A Glendale resident since moving from Armenia in 1997, the 2000 Glendale High graduate began boxing when he was only 10, taking up a sport that would captivate his life and lead him to this day.
Fifty years before Harutyunyan came to Glendale, boxing was banned in the city.
Thus, for the unassuming, 5-foot-4 bantamweight boxer, just one of the many roadblocks that stood in his path during a promising career in the ring was the inability of ever fighting in front of a hometown crown.
But, roughly a year ago, the burgeoning 27-year-old promoter set out to change that for future local pugilists, as he set out in search of Glendale Glory — the card that he presents tonight.
Tonight’s landmark boxing event will see Glendale give the Sweet Science a chance, it will see area fighters given a shot to compete in front of a familiar following and it will see the latest – and most important – chapter in Harutyunyan’s boxing odyssey come to form.
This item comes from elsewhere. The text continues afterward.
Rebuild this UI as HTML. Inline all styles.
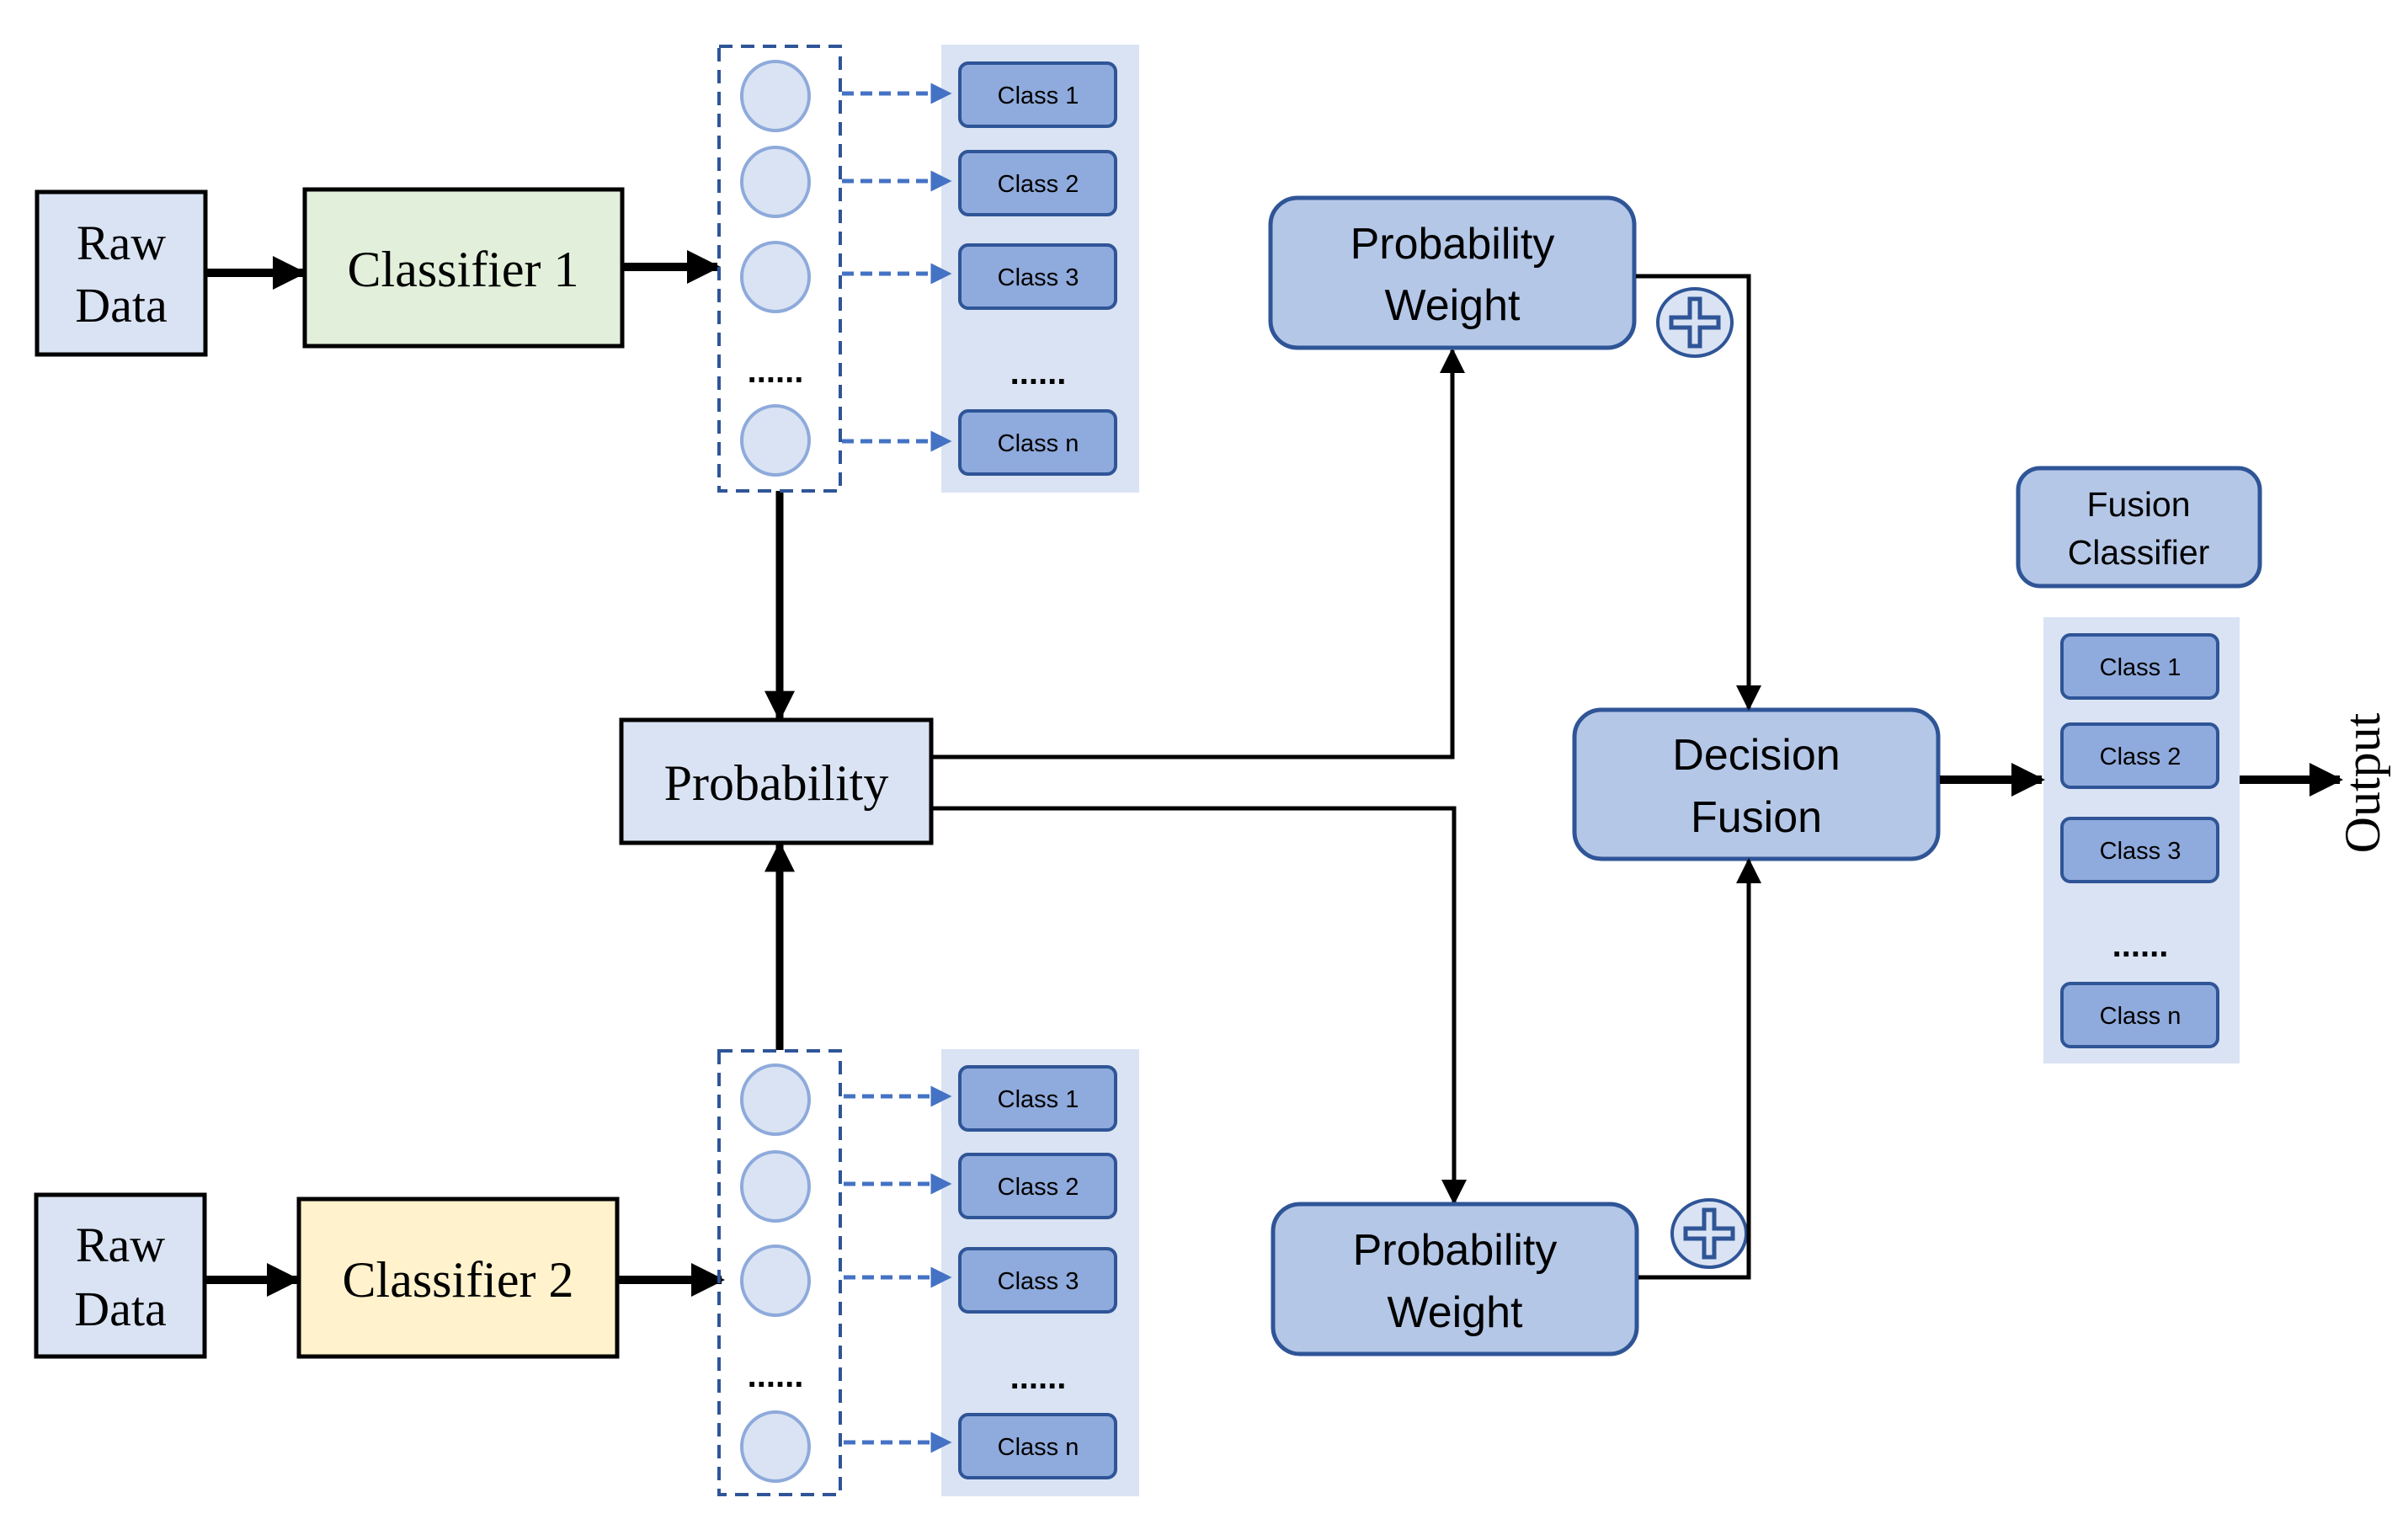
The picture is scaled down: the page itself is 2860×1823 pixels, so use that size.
<!DOCTYPE html>
<html><head><meta charset="utf-8"><style>html,body{margin:0;padding:0;background:#fff}svg{display:block}</style></head><body>
<svg width="2860" height="1823" viewBox="0 0 2860 1823" xmlns="http://www.w3.org/2000/svg">
<defs>
<marker id="ab" viewBox="0 0 10 10" refX="9" refY="5" markerWidth="4" markerHeight="4" orient="auto" markerUnits="strokeWidth"><path d="M0,0L10,5L0,10z" fill="#000"/></marker>
<marker id="as" viewBox="0 0 10 10" refX="9" refY="5" markerWidth="6" markerHeight="6" orient="auto" markerUnits="strokeWidth"><path d="M0,0L10,5L0,10z" fill="#000"/></marker>
<marker id="ad" viewBox="0 0 10 10" refX="9" refY="5" markerWidth="5" markerHeight="5" orient="auto" markerUnits="strokeWidth"><path d="M0,0L10,5L0,10z" fill="#4472c4"/></marker>
</defs>
<g font-family="Liberation Serif, serif" fill="#000">
<rect x="44" y="228" width="200" height="193" fill="#dae3f3" stroke="#000" stroke-width="5"/>
<text x="144" y="308" font-size="58" text-anchor="middle">Raw</text>
<text x="144" y="382" font-size="58" text-anchor="middle">Data</text>
<rect x="362" y="225" width="377" height="186" fill="#e2efda" stroke="#000" stroke-width="5"/>
<text x="550" y="340" font-size="60" text-anchor="middle">Classifier 1</text>
<line x1="246" y1="324" x2="360" y2="324" stroke="#000" stroke-width="10" marker-end="url(#ab)"/>
<line x1="741" y1="317" x2="852" y2="317" stroke="#000" stroke-width="10" marker-end="url(#ab)"/>
<rect x="43" y="1419" width="200" height="192" fill="#dae3f3" stroke="#000" stroke-width="5"/>
<text x="143" y="1498" font-size="58" text-anchor="middle">Raw</text>
<text x="143" y="1574" font-size="58" text-anchor="middle">Data</text>
<rect x="355" y="1424" width="378" height="187" fill="#fff2cc" stroke="#000" stroke-width="5"/>
<text x="544" y="1540" font-size="60" text-anchor="middle">Classifier 2</text>
<line x1="245" y1="1520" x2="353" y2="1520" stroke="#000" stroke-width="10" marker-end="url(#ab)"/>
<line x1="735" y1="1520" x2="857" y2="1520" stroke="#000" stroke-width="10" marker-end="url(#ab)"/>
<rect x="738" y="855" width="368" height="146" fill="#dae3f3" stroke="#000" stroke-width="5"/>
<text x="922" y="950" font-size="60" text-anchor="middle">Probability</text>
<line x1="926" y1="583" x2="926" y2="853" stroke="#000" stroke-width="9" marker-end="url(#ab)"/>
<line x1="926" y1="1247" x2="926" y2="1003" stroke="#000" stroke-width="9" marker-end="url(#ab)"/>
<polyline points="1108,899 1725,899 1725,416" fill="none" stroke="#000" stroke-width="5" marker-end="url(#as)"/>
<polyline points="1108,960 1727,960 1727,1428" fill="none" stroke="#000" stroke-width="5" marker-end="url(#as)"/>
<text transform="translate(2826,930) rotate(-90)" font-size="60" text-anchor="middle">Output</text>
</g>
<rect x="1118" y="53" width="235" height="532" fill="#dae3f3"/>
<rect x="854" y="55" width="144" height="528" fill="none" stroke="#2f5597" stroke-width="4" stroke-dasharray="16,10"/>
<rect x="1118" y="1246" width="235" height="531" fill="#dae3f3"/>
<rect x="854" y="1248" width="144" height="527" fill="none" stroke="#2f5597" stroke-width="4" stroke-dasharray="16,10"/>
<g fill="#dae3f3" stroke="#8eaadb" stroke-width="4">
<ellipse cx="921" cy="114" rx="40" ry="41"/><ellipse cx="921" cy="216" rx="40" ry="41"/><ellipse cx="921" cy="329" rx="40" ry="41"/><ellipse cx="921" cy="523" rx="40" ry="41"/>
<ellipse cx="921" cy="1306" rx="40" ry="41"/><ellipse cx="921" cy="1409" rx="40" ry="41"/><ellipse cx="921" cy="1521" rx="40" ry="41"/><ellipse cx="921" cy="1718" rx="40" ry="41"/>
</g>
<g stroke="#4472c4" stroke-width="5" stroke-dasharray="14,8" marker-end="url(#ad)">
<line x1="1000" y1="111" x2="1128" y2="111"/><line x1="1000" y1="215" x2="1128" y2="215"/><line x1="1000" y1="325" x2="1128" y2="325"/><line x1="1000" y1="524" x2="1128" y2="524"/>
<line x1="1002" y1="1302" x2="1128" y2="1302"/><line x1="1002" y1="1406" x2="1128" y2="1406"/><line x1="1002" y1="1517" x2="1128" y2="1517"/><line x1="1002" y1="1713" x2="1128" y2="1713"/>
</g>
<g fill="#8faadc" stroke="#2f5597" stroke-width="4">
<rect x="1140" y="75" width="185" height="75" rx="10"/><rect x="1140" y="180" width="185" height="75" rx="10"/><rect x="1140" y="291" width="185" height="75" rx="10"/><rect x="1140" y="488" width="185" height="75" rx="10"/>
<rect x="1140" y="1267" width="185" height="75" rx="10"/><rect x="1140" y="1371" width="185" height="75" rx="10"/><rect x="1140" y="1483" width="185" height="75" rx="10"/><rect x="1140" y="1680" width="185" height="75" rx="10"/>
</g>
<g font-family="Liberation Sans, sans-serif" font-size="29" text-anchor="middle" fill="#000">
<text x="1233" y="123">Class 1</text><text x="1233" y="228">Class 2</text><text x="1233" y="339">Class 3</text><text x="1233" y="536">Class n</text>
<text x="1233" y="1315">Class 1</text><text x="1233" y="1419">Class 2</text><text x="1233" y="1531">Class 3</text><text x="1233" y="1728">Class n</text>
<text x="921" y="454" font-size="40" font-weight="bold">......</text><text x="1233" y="456" font-size="40" font-weight="bold">......</text>
<text x="921" y="1647" font-size="40" font-weight="bold">......</text><text x="1233" y="1649" font-size="40" font-weight="bold">......</text>
</g>
<g fill="#b4c7e7" stroke="#2f5597" stroke-width="5">
<rect x="1509" y="235" width="432" height="178" rx="32"/>
<rect x="1512" y="1430" width="432" height="178" rx="32"/>
<rect x="1870" y="843" width="432" height="177" rx="32"/>
<rect x="2397" y="556" width="287" height="140" rx="26"/>
</g>
<g fill="#dae3f3" stroke="#2f5597" stroke-width="4">
<ellipse cx="2013" cy="383" rx="44" ry="40"/>
<ellipse cx="2030" cy="1465" rx="44" ry="40"/>
</g>
<g fill="#dae3f3" stroke="#2f5597" stroke-width="5">
<path d="M2007,355h12v22h22v12h-22v22h-12v-22h-22v-12h22z"/>
<path d="M2024,1437h12v22h22v12h-22v22h-12v-22h-22v-12h22z"/>
</g>
<polyline points="1943,328 2077,328 2077,841" fill="none" stroke="#000" stroke-width="5" marker-end="url(#as)"/>
<polyline points="1946,1517 2077,1517 2077,1022" fill="none" stroke="#000" stroke-width="5" marker-end="url(#as)"/>
<rect x="2427" y="733" width="233" height="530" fill="#dae3f3"/>
<g fill="#8faadc" stroke="#2f5597" stroke-width="4">
<rect x="2449" y="754" width="185" height="75" rx="10"/><rect x="2449" y="860" width="185" height="75" rx="10"/><rect x="2449" y="972" width="185" height="75" rx="10"/><rect x="2449" y="1168" width="185" height="75" rx="10"/>
</g>
<line x1="2304" y1="926" x2="2425" y2="926" stroke="#000" stroke-width="10" marker-end="url(#ab)"/>
<line x1="2660" y1="926" x2="2779" y2="926" stroke="#000" stroke-width="10" marker-end="url(#ab)"/>
<g font-family="Liberation Sans, sans-serif" text-anchor="middle" fill="#000">
<text x="2542" y="802" font-size="29">Class 1</text><text x="2542" y="908" font-size="29">Class 2</text><text x="2542" y="1020" font-size="29">Class 3</text><text x="2542" y="1216" font-size="29">Class n</text>
<text x="2542" y="1136" font-size="40" font-weight="bold">......</text>
<text x="1725" y="307" font-size="52">Probability</text><text x="1725" y="380" font-size="52">Weight</text>
<text x="1728" y="1502" font-size="52">Probability</text><text x="1728" y="1576" font-size="52">Weight</text>
<text x="2086" y="914" font-size="52">Decision</text><text x="2086" y="988" font-size="52">Fusion</text>
<text x="2540" y="613" font-size="41">Fusion</text><text x="2540" y="670" font-size="41">Classifier</text>
</g>
</svg>
</body></html>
“I don’t really want to say I doubted it, but I don’t want to say I was 100% confident,” says Harutyunyan of getting the Glendale City Council to temporarily lift the city’s ban on boxing in March. “All I knew is I was gonna go all the way, whatever it took.”
Not long after graduating from Glendale High, Harutyunyan turned pro at the age of 18.
His career was hardly met with fanfare, thus, he had no hand-picked opponents served up to him and his 1-1-1 record over his first three fights is likely evidence of that.
“Most of my career, I managed myself,” Harutyunyan says. “I got my own fights, talked to promoters, looked for opportunities.”
But opportunities are hard enough to find for anyone fighting in the 112-pound weight class or anywhere else in that vicinity.